── Entries supplied

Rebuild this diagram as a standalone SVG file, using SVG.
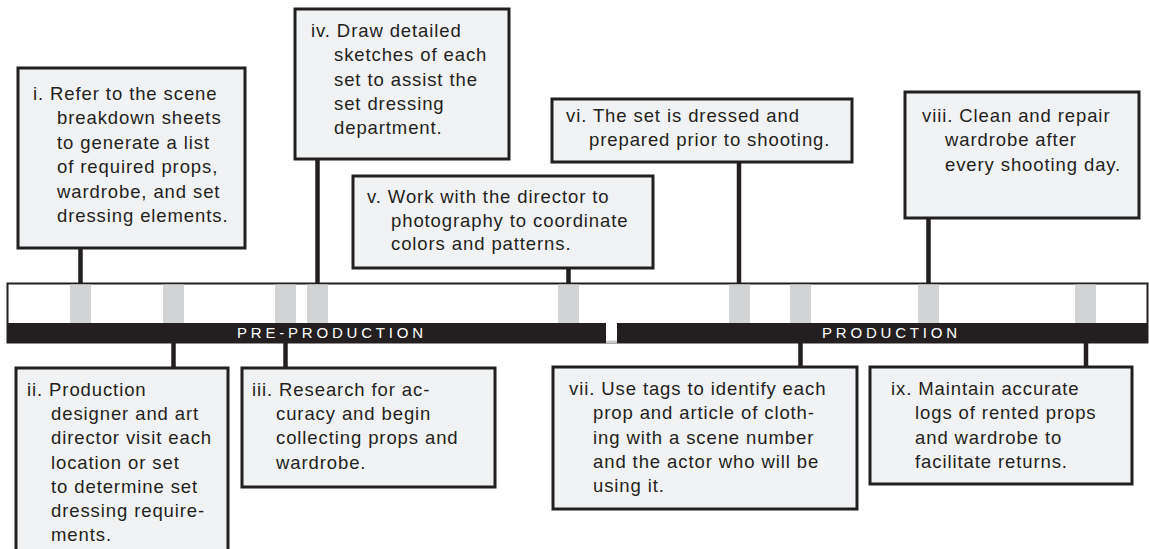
<svg xmlns="http://www.w3.org/2000/svg" width="1149" height="549" viewBox="0 0 1149 549">
  <style>
    .box { fill: #f1f2f3; stroke: #231f20; stroke-width: 3; }
    .lbl { font-family: "Liberation Sans", Arial, Helvetica, sans-serif; font-size: 18.5px; letter-spacing: 0.9px; fill: #231f20; }
    .phase { font-family: "Liberation Sans", Arial, Helvetica, sans-serif; font-size: 15px; letter-spacing: 3.8px; fill: #ffffff; }
    .tick { fill: #d1d3d4; }
    .link { stroke: #231f20; stroke-width: 4.5; fill: none; }
  </style>

  <rect width="1149" height="549" fill="#ffffff"/>

  <!-- timeline bar -->
  <g id="timeline">
    <rect x="7.5" y="283.5" width="1140" height="59" fill="#ffffff" stroke="#231f20" stroke-width="2"/>
    <rect class="tick" x="70" y="284.5" width="21" height="39"/>
    <rect class="tick" x="163" y="284.5" width="21" height="39"/>
    <rect class="tick" x="275" y="284.5" width="21" height="39"/>
    <rect class="tick" x="307" y="284.5" width="21" height="39"/>
    <rect class="tick" x="558" y="284.5" width="21" height="39"/>
    <rect class="tick" x="729" y="284.5" width="21" height="39"/>
    <rect class="tick" x="790" y="284.5" width="21" height="39"/>
    <rect class="tick" x="918" y="284.5" width="21" height="39"/>
    <rect class="tick" x="1075" y="284.5" width="21" height="39"/>
    <rect x="7" y="323" width="599" height="20" fill="#231f20"/>
    <rect x="617" y="323" width="531" height="20" fill="#231f20"/>
    <!-- light edge under the gap between the two phases -->
    <rect x="606" y="340.5" width="11" height="3" fill="#c7c8ca"/>
    <text class="phase" x="237" y="338">PRE-PRODUCTION</text>
    <text class="phase" x="822" y="338">PRODUCTION</text>
  </g>

  <!-- connectors between notes and timeline -->
  <g id="connectors">
    <line class="link" x1="80.5" y1="248" x2="80.5" y2="284"/>
    <line class="link" x1="317.5" y1="159" x2="317.5" y2="284"/>
    <line class="link" x1="568.5" y1="268" x2="568.5" y2="284"/>
    <line class="link" x1="739" y1="162" x2="739" y2="284"/>
    <line class="link" x1="928.5" y1="218" x2="928.5" y2="284"/>
    <line class="link" x1="173.5" y1="343" x2="173.5" y2="368"/>
    <line class="link" x1="285.5" y1="343" x2="285.5" y2="368"/>
    <line class="link" x1="800.5" y1="343" x2="800.5" y2="367"/>
    <line class="link" x1="1086" y1="343" x2="1086" y2="367"/>
  </g>

  <g id="note-i">
    <rect class="box" x="18" y="68" width="227" height="180"/>
    <text class="lbl">
      <tspan x="33" y="100">i. Refer to the scene</tspan>
      <tspan x="57" y="124.4">breakdown sheets</tspan>
      <tspan x="57" y="148.8">to generate a list</tspan>
      <tspan x="57" y="173.2">of required props,</tspan>
      <tspan x="57" y="197.6">wardrobe, and set</tspan>
      <tspan x="57" y="222">dressing elements.</tspan>
    </text>
  </g>

  <g id="note-ii">
    <rect class="box" x="16" y="368" width="212" height="200"/>
    <text class="lbl">
      <tspan x="27" y="396">ii. Production</tspan>
      <tspan x="51" y="420.2">designer and art</tspan>
      <tspan x="51" y="444.4">director visit each</tspan>
      <tspan x="51" y="468.6">location or set</tspan>
      <tspan x="51" y="492.8">to determine set</tspan>
      <tspan x="51" y="517">dressing require-</tspan>
      <tspan x="51" y="541.2">ments.</tspan>
    </text>
  </g>

  <g id="note-iii">
    <rect class="box" x="242" y="368" width="253" height="119"/>
    <text class="lbl">
      <tspan x="252" y="396">iii. Research for ac-</tspan>
      <tspan x="276" y="420.2">curacy and begin</tspan>
      <tspan x="276" y="444.4">collecting props and</tspan>
      <tspan x="276" y="468.6">wardrobe.</tspan>
    </text>
  </g>

  <g id="note-iv">
    <rect class="box" x="295" y="9" width="214" height="150"/>
    <text class="lbl">
      <tspan x="311" y="37">iv. Draw detailed</tspan>
      <tspan x="334" y="61.3">sketches of each</tspan>
      <tspan x="334" y="85.6">set to assist the</tspan>
      <tspan x="334" y="109.9">set dressing</tspan>
      <tspan x="334" y="134.2">department.</tspan>
    </text>
  </g>

  <g id="note-v">
    <rect class="box" x="353" y="176" width="300" height="92"/>
    <text class="lbl">
      <tspan x="367" y="203">v. Work with the director to</tspan>
      <tspan x="391" y="226.5">photography to coordinate</tspan>
      <tspan x="391" y="250">colors and patterns.</tspan>
    </text>
  </g>

  <g id="note-vi">
    <rect class="box" x="552" y="99" width="300" height="63"/>
    <text class="lbl">
      <tspan x="566" y="122">vi. The set is dressed and</tspan>
      <tspan x="589" y="146">prepared prior to shooting.</tspan>
    </text>
  </g>

  <g id="note-vii">
    <rect class="box" x="553" y="367" width="304" height="142"/>
    <text class="lbl">
      <tspan x="569" y="395">vii. Use tags to identify each</tspan>
      <tspan x="593" y="419.3">prop and article of cloth-</tspan>
      <tspan x="593" y="443.6">ing with a scene number</tspan>
      <tspan x="593" y="467.9">and the actor who will be</tspan>
      <tspan x="593" y="492.2">using it.</tspan>
    </text>
  </g>

  <g id="note-viii">
    <rect class="box" x="905" y="92" width="234" height="126"/>
    <text class="lbl">
      <tspan x="922" y="122">viii. Clean and repair</tspan>
      <tspan x="945" y="146.3">wardrobe after</tspan>
      <tspan x="945" y="170.6">every shooting day.</tspan>
    </text>
  </g>

  <g id="note-ix">
    <rect class="box" x="870" y="367" width="262" height="117"/>
    <text class="lbl">
      <tspan x="891" y="395">ix. Maintain accurate</tspan>
      <tspan x="915" y="419.3">logs of rented props</tspan>
      <tspan x="915" y="443.6">and wardrobe to</tspan>
      <tspan x="915" y="467.9">facilitate returns.</tspan>
    </text>
  </g>
</svg>
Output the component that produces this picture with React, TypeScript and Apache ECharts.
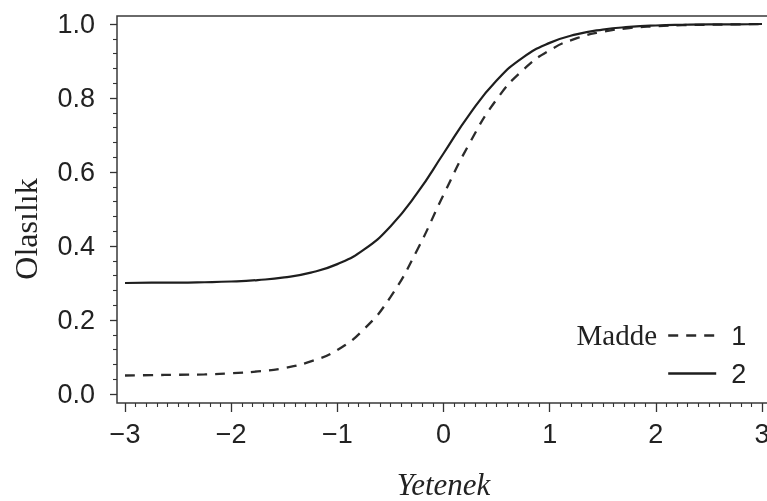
import { useEffect, useRef } from 'react';
import * as echarts from 'echarts';

// Ability values (theta) at which the curves were read
const theta = [-3, -2.75, -2.5, -2.25, -2, -1.75, -1.5, -1.25, -1, -0.75, -0.5, -0.25, 0, 0.25, 0.5, 0.75, 1, 1.25, 1.5, 1.75, 2, 2.25, 2.5, 2.75, 3];
// Madde 1 (dashed)
const item1 = [0.050, 0.051, 0.052, 0.053, 0.056, 0.061, 0.070, 0.088, 0.119, 0.175, 0.262, 0.388, 0.538, 0.680, 0.796, 0.876, 0.929, 0.961, 0.979, 0.989, 0.994, 0.997, 0.998, 0.999, 1.0];
// Madde 2 (solid)
const item2 = [0.300, 0.301, 0.301, 0.302, 0.304, 0.308, 0.315, 0.328, 0.351, 0.390, 0.453, 0.542, 0.650, 0.758, 0.847, 0.910, 0.949, 0.972, 0.985, 0.992, 0.996, 0.998, 0.999, 0.999, 1.0];

const seriesNames = ['1', '2'];
const legendTitle = 'Madde';
const xName = 'Yetenek';
const yName = 'Olasılık';

export default function App() {
  const ref = useRef<HTMLDivElement>(null);
  useEffect(() => {
    const chart = echarts.init(ref.current!, undefined, { renderer: 'svg' });
    const sans = '"Liberation Sans", Arial, Helvetica, sans-serif';
    const serif = '"Liberation Serif", "Times New Roman", serif';
    const fmtX = (v: number) => (v < 0 ? '\u2212' + Math.abs(v) : String(v));
    const tickColor = '#333';
    chart.setOption({
      animation: false,
      grid: [
        { left: 125, top: 24, width: 637, height: 370, containLabel: false, outerBoundsMode: 'none' },
        { left: 117, top: 16, width: 680, height: 387, containLabel: false, outerBoundsMode: 'none', show: true, borderColor: '#3a3a3a', borderWidth: 1.5, backgroundColor: 'transparent' },
      ],
      xAxis: [
        {
          type: 'value', gridIndex: 0, min: -3, max: 3, interval: 1, offset: 9,
          axisLine: { show: false, onZero: false },
          axisTick: { show: true, length: 9, lineStyle: { color: tickColor, width: 1.3 } },
          minorTick: { show: true, splitNumber: 10, length: 4, lineStyle: { color: tickColor, width: 1.1 } },
          splitLine: { show: false },
          axisLabel: { formatter: fmtX, fontFamily: sans, fontSize: 27, color: '#222', margin: 17 },
          name: xName, nameLocation: 'middle', nameGap: 66,
          nameTextStyle: { fontFamily: serif, fontStyle: 'italic', fontSize: 31, color: '#222' },
        },
        { type: 'value', gridIndex: 1, min: 0, max: 1, show: false },
      ],
      yAxis: [
        {
          type: 'value', gridIndex: 0, min: 0, max: 1, interval: 0.2, offset: 8,
          axisLine: { show: false, onZero: false },
          axisTick: { show: true, length: 7, lineStyle: { color: tickColor, width: 1.3 } },
          minorTick: { show: true, splitNumber: 5, length: 4, lineStyle: { color: tickColor, width: 1.1 } },
          splitLine: { show: false },
          axisLabel: { formatter: (v: number) => v.toFixed(1), fontFamily: sans, fontSize: 27, color: '#222', margin: 22 },
        },
        { type: 'value', gridIndex: 1, min: 0, max: 1, show: false },
      ],
      legend: {
        data: seriesNames, orient: 'vertical', left: 662, top: 317,
        itemWidth: 48, itemHeight: 20, itemGap: 11,
        itemStyle: { opacity: 0 },
        lineStyle: { width: 2.4 },
        textStyle: { fontFamily: sans, fontSize: 27, color: '#222', padding: [0, 0, 0, 10] },
      },
      graphic: [
        { type: 'text', x: 657, y: 335, style: { text: legendTitle, font: `29px ${serif}`, fill: '#222', align: 'right', verticalAlign: 'middle' } },
        { type: 'text', x: 26, y: 229, rotation: Math.PI / 2, style: { text: yName, font: `32px ${serif}`, fill: '#222', align: 'center', verticalAlign: 'middle' } },
      ],
      series: [
        {
          name: seriesNames[0], type: 'line', xAxisIndex: 0, yAxisIndex: 0,
          data: theta.map((t, i) => [t, item1[i]]), smooth: true,
          symbol: 'none', clip: false, color: '#2b2b2b',
          lineStyle: { color: '#2b2b2b', width: 2.3, type: [10, 8] },
        },
        {
          name: seriesNames[1], type: 'line', xAxisIndex: 0, yAxisIndex: 0,
          data: theta.map((t, i) => [t, item2[i]]), smooth: true,
          symbol: 'none', clip: false, color: '#1e1e1e',
          lineStyle: { color: '#1e1e1e', width: 2.2 },
        },
      ],
    });
    return () => chart.dispose();
  }, []);
  return <div ref={ref} style={{ position: 'fixed', left: 0, top: 0, width: 767, height: 501 }} />;
}
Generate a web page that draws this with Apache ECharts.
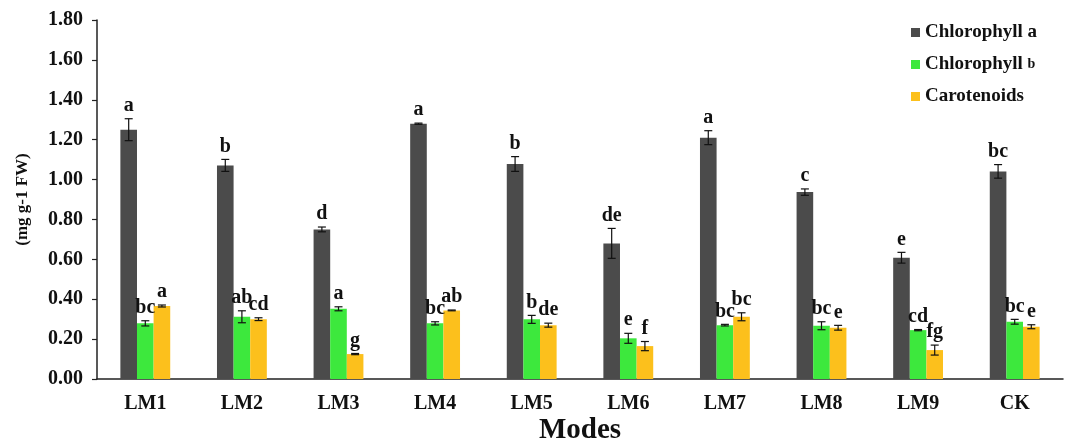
<!DOCTYPE html>
<html>
<head>
<meta charset="utf-8">
<script src="https://cdn.jsdelivr.net/npm/echarts@6/dist/echarts.min.js"></script>
<style>html,body{margin:0;padding:0;background:#fff;}#c{width:1069px;height:439px;}</style>
</head>
<body>
<div id="c"></div>
<script>
const categories = ['LM1','LM2','LM3','LM4','LM5','LM6','LM7','LM8','LM9','CK'];
const chlA    = [1.250,1.071,0.750,1.280,1.078,0.680,1.210,0.937,0.608,1.041];
const chlAErr = [0.055,0.030,0.012,0.003,0.037,0.075,0.035,0.016,0.027,0.034];
const chlB    = [0.279,0.312,0.352,0.279,0.299,0.204,0.270,0.267,0.245,0.287];
const chlBErr = [0.013,0.030,0.010,0.008,0.020,0.025,0.004,0.020,0.003,0.012];
const car     = [0.366,0.300,0.125,0.344,0.270,0.165,0.312,0.257,0.145,0.262];
const carErr  = [0.005,0.007,0.003,0.002,0.010,0.023,0.020,0.012,0.025,0.010];
const lettersA = ['a','b','d','a','b','de','a','c','e','bc'];
const lettersB = ['bc','ab','a','bc','b','e','bc','bc','cd','bc'];
const lettersC = ['a','cd','g','ab','de','f','bc','e','fg','e'];
const yTicks = [0,0.2,0.4,0.6,0.8,1.0,1.2,1.4,1.6,1.8];

const FONT = '"Liberation Serif", "Times New Roman", serif';
const BAR_FRAC = 0.172;
const seriesDefs = [
  {name:'Chlorophyll a', vals:chlA, errs:chlAErr, letters:lettersA, color:'#4b4b4b'},
  {name:'Chlorophyll b', vals:chlB, errs:chlBErr, letters:lettersB, color:'#3de83d'},
  {name:'Carotenoids',   vals:car,  errs:carErr,  letters:lettersC, color:'#fcc01c'}
];

const series = [];
seriesDefs.forEach(s => {
  series.push({
    name: s.name, type: 'bar', data: s.vals,
    barWidth: (BAR_FRAC*100)+'%', barGap: '0%',
    itemStyle: {color: s.color}
  });
});
seriesDefs.forEach((s, k) => {
  series.push({
    type: 'custom', z: 10, silent: true,
    data: s.vals.map((v, i) => [i, v, s.errs[i]]),
    renderItem: function (params, api) {
      const idx = api.value(0), v = api.value(1), e = api.value(2);
      const band = api.size([1, 0])[0];
      const bw = band * BAR_FRAC;
      const c = api.coord([idx, v]);
      const x = c[0] + (k - 1) * bw;
      const yt = api.coord([idx, v + e])[1];
      const yb = api.coord([idx, v - e])[1];
      const cap = 4;
      const st = {stroke: '#111', lineWidth: 1.2};
      return {
        type: 'group',
        children: [
          {type:'line', shape:{x1:x, y1:yt, x2:x, y2:yb}, style:st},
          {type:'line', shape:{x1:x-cap, y1:yt, x2:x+cap, y2:yt}, style:st},
          {type:'line', shape:{x1:x-cap, y1:yb, x2:x+cap, y2:yb}, style:st},
          {type:'text', style:{x:x, y:yt-3, text:s.letters[params.dataIndex],
            align:'center', verticalAlign:'bottom', fill:'#111',
            font:'bold 20px ' + FONT}}
        ]
      };
    }
  });
});

const chart = echarts.init(document.getElementById('c'));
chart.setOption({
  animation: false,
  backgroundColor: '#fff',
  grid: {left: 97, right: 6, top: 20, bottom: 60, outerBoundsMode: 'none', containLabel: false},
  legend: {
    orient: 'vertical', left: 906, top: 18,
    data: seriesDefs.map(s => s.name),
    icon: 'rect', itemWidth: 9, itemHeight: 9, itemGap: 13,
    formatter: function (n) { return n === 'Chlorophyll b' ? '{m|Chlorophyll} {s|b}' : n; },
    textStyle: {fontFamily: FONT, fontWeight: 'bold', fontSize: 19, color: '#111',
      rich: {m: {fontFamily: FONT, fontWeight: 'bold', fontSize: 19, color: '#111'},
             s: {fontFamily: FONT, fontWeight: 'bold', fontSize: 14, color: '#111'}}}
  },
  xAxis: {
    type: 'category', data: categories,
    name: 'Modes', nameLocation: 'middle', nameGap: 37, nameMoveOverlap: false,
    nameTextStyle: {fontFamily: FONT, fontWeight: 'bold', fontSize: 29, color: '#111'},
    axisLine: {lineStyle: {color: '#222', width: 1.5}},
    axisTick: {length: 5, lineStyle: {color: '#222', width: 1.2}},
    axisLabel: {fontFamily: FONT, fontWeight: 'bold', fontSize: 20, color: '#111', margin: 15}
  },
  yAxis: {
    type: 'value', min: 0, max: 1.8, interval: 0.2,
    name: '(mg g-1 FW)', nameLocation: 'middle', nameGap: 66, nameMoveOverlap: false,
    nameTextStyle: {fontFamily: FONT, fontWeight: 'bold', fontSize: 17, color: '#111'},
    axisLine: {show: true, lineStyle: {color: '#222', width: 1.5}},
    axisTick: {show: true, length: 5, lineStyle: {color: '#222', width: 1.2}},
    splitLine: {show: false},
    axisLabel: {fontFamily: FONT, fontWeight: 'bold', fontSize: 20, color: '#111', margin: 14,
      formatter: v => v.toFixed(2)}
  },
  series: series
});
</script>
</body>
</html>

────

--- The task ---
Copy each line of the records that contains the word "using".

--- Correct response ---
Rebuild this diagram as a standalone SVG file, using SVG.
      <tspan x="593" y="492.2">using it.</tspan>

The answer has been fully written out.